Recent breakthroughs in cathode coatings have further enhanced the performance of lithium-metal batteries. Atomic layer deposition (ALD) has been employed to apply ultra-thin oxide coatings on high-nickel NMC particles, improving interfacial stability without compromising ionic transport. For sulfur cathodes, coatings such as TiO₂ and MoS₂ have been shown to catalyze sulfur redox reactions while trapping polysulfides. Conversion-type cathodes have benefited from conformal carbon coatings applied via chemical vapor deposition, which enhance electronic conductivity and buffer volume changes. These coatings are often combined with electrolyte additives to create synergistic effects, such as reduced CEI growth and improved lithium deposition uniformity.

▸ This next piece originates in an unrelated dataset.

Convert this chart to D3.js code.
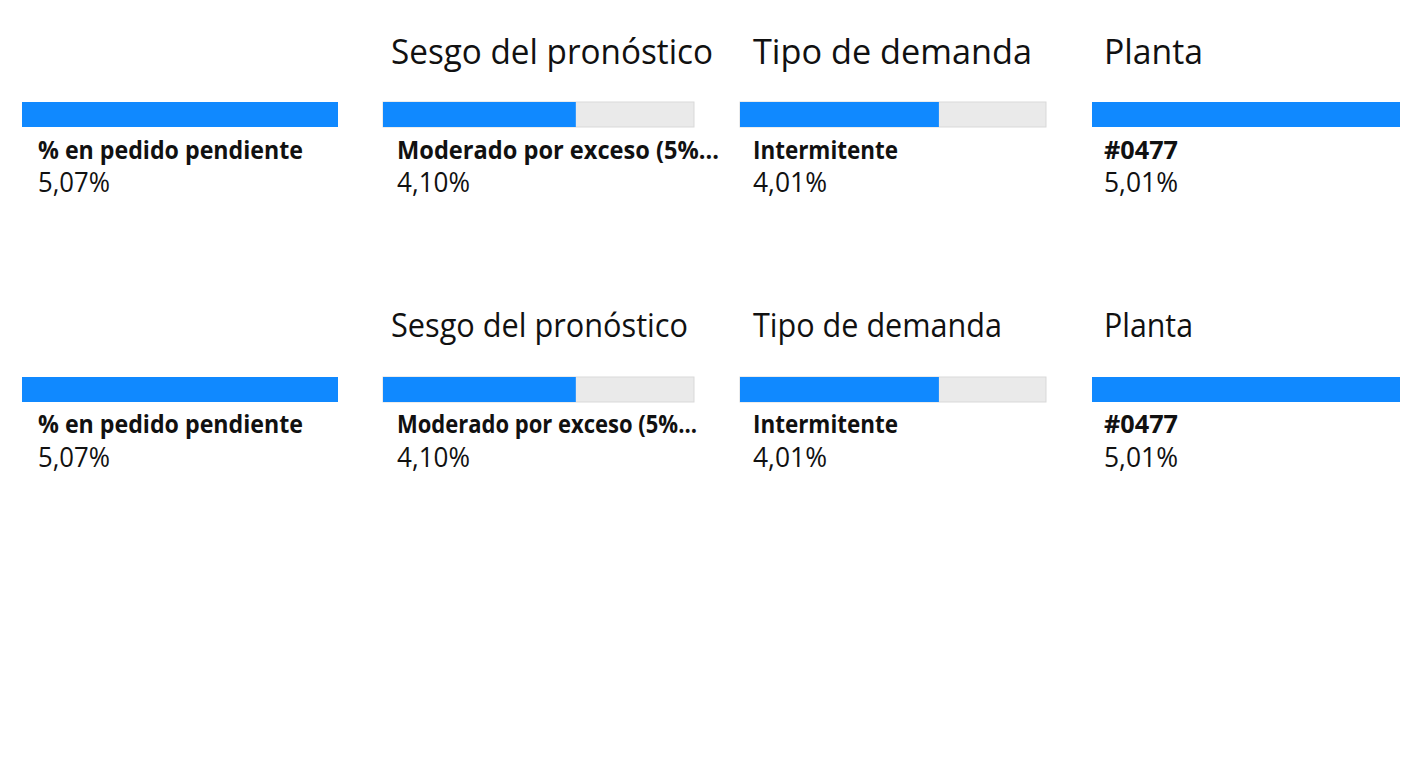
<!DOCTYPE html>
<html>
<head>
<meta charset="utf-8">
<script src="https://cdn.jsdelivr.net/npm/d3@7"></script>
<style>
  html, body { margin: 0; padding: 0; background: #ffffff; }
  svg { display: block; }
  text { font-family: "Segoe UI", "Open Sans", "Noto Sans", sans-serif; fill: #111111; }
</style>
</head>
<body>
<svg id="chart" width="1408" height="768"></svg>
<script>
// ---- data ----
const levelTitles = ["", "Sesgo del pronóstico", "Tipo de demanda", "Planta"];
const nodeLabels = ["% en pedido pendiente", "Moderado por exceso (5%...", "Intermitente", "#0477"];
const nodeValues = [5.07, 4.10, 4.01, 5.01];
const barShare = [1.00, 0.62, 0.65, 1.00];   // filled fraction of each node's bar
const treeRows = ["Árbol 1", "Árbol 2"];

// ---- layout ----
const svg = d3.select("#chart");
const blue = "#1089FF";
const rowOffset = [0, 275];
const barLeft = [22, 383, 740, 1092];
const barRight = [338, 694, 1046, 1400];
const textX = [38, 397, 753, 1104];
const titleX = [0, 391, 753, 1104];
const titleW = [[0, 322, 279, 99], [0, 297, 249, 89]];
const titleSize = [35, 32];
const labelW = [[265, 322, 145, 74], [265, 300, 145, 74]];
const valueW = [72, 73, 74, 74];

const locale = d3.formatLocale({decimal: ",", thousands: ".", grouping: [3], currency: ["", "€"]});
const fmt = v => locale.format(".2f")(v) + "%";

const nodes = nodeLabels.map((lab, i) => ({i, title: levelTitles[i], label: lab, value: nodeValues[i], share: barShare[i]}));

treeRows.forEach((rowName, r) => {
  const g = svg.append("g").attr("transform", `translate(0,${rowOffset[r]})`);
  const ng = g.selectAll("g.node").data(nodes).join("g").attr("class", "node");

  ng.each(function(d) {
    const sel = d3.select(this);
    const x = d3.scaleLinear().domain([0, 1]).range([barLeft[d.i], barRight[d.i]]);
    // title
    if (d.title) {
      sel.append("text")
        .attr("x", titleX[d.i]).attr("y", 64 - (r ? 2 : 0))
        .attr("font-size", titleSize[r])
        .attr("textLength", titleW[r][d.i]).attr("lengthAdjust", "spacingAndGlyphs")
        .text(d.title);
    }
    // track
    if (d.share < 1) {
      sel.append("rect")
        .attr("x", x(0)).attr("y", 102)
        .attr("width", x(1) - x(0)).attr("height", 25)
        .attr("fill", "#EAEAEA").attr("stroke", "#D9D9D9").attr("stroke-width", 1);
    }
    // bar
    sel.append("rect")
      .attr("x", x(0)).attr("y", 102)
      .attr("width", x(d.share) - x(0)).attr("height", 25)
      .attr("fill", blue);
    // label
    sel.append("text")
      .attr("x", textX[d.i]).attr("y", 159 - (r ? 1 : 0))
      .attr("font-size", 25).attr("font-weight", 700)
      .attr("textLength", labelW[r][d.i]).attr("lengthAdjust", "spacingAndGlyphs")
      .text(d.label);
    // value
    sel.append("text")
      .attr("x", textX[d.i]).attr("y", 192)
      .attr("font-size", 27)
      .attr("textLength", valueW[d.i]).attr("lengthAdjust", "spacingAndGlyphs")
      .text(fmt(d.value));
  });
});
</script>
</body>
</html>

In summary, the development of cathode materials for lithium-metal batteries requires a multifaceted approach that addresses voltage compatibility, interfacial stability, and capacity retention. High-nickel NMC, sulfur, and conversion-type cathodes each offer unique advantages but also present distinct challenges that must be overcome through material engineering and electrolyte design. Recent advancements in cathode coatings and dual-phase electrolytes have demonstrated significant improvements in cycle life and energy density, bringing lithium-metal batteries closer to commercial viability. Continued research into degradation mechanisms and interfacial engineering will be essential to unlock the full potential of these systems.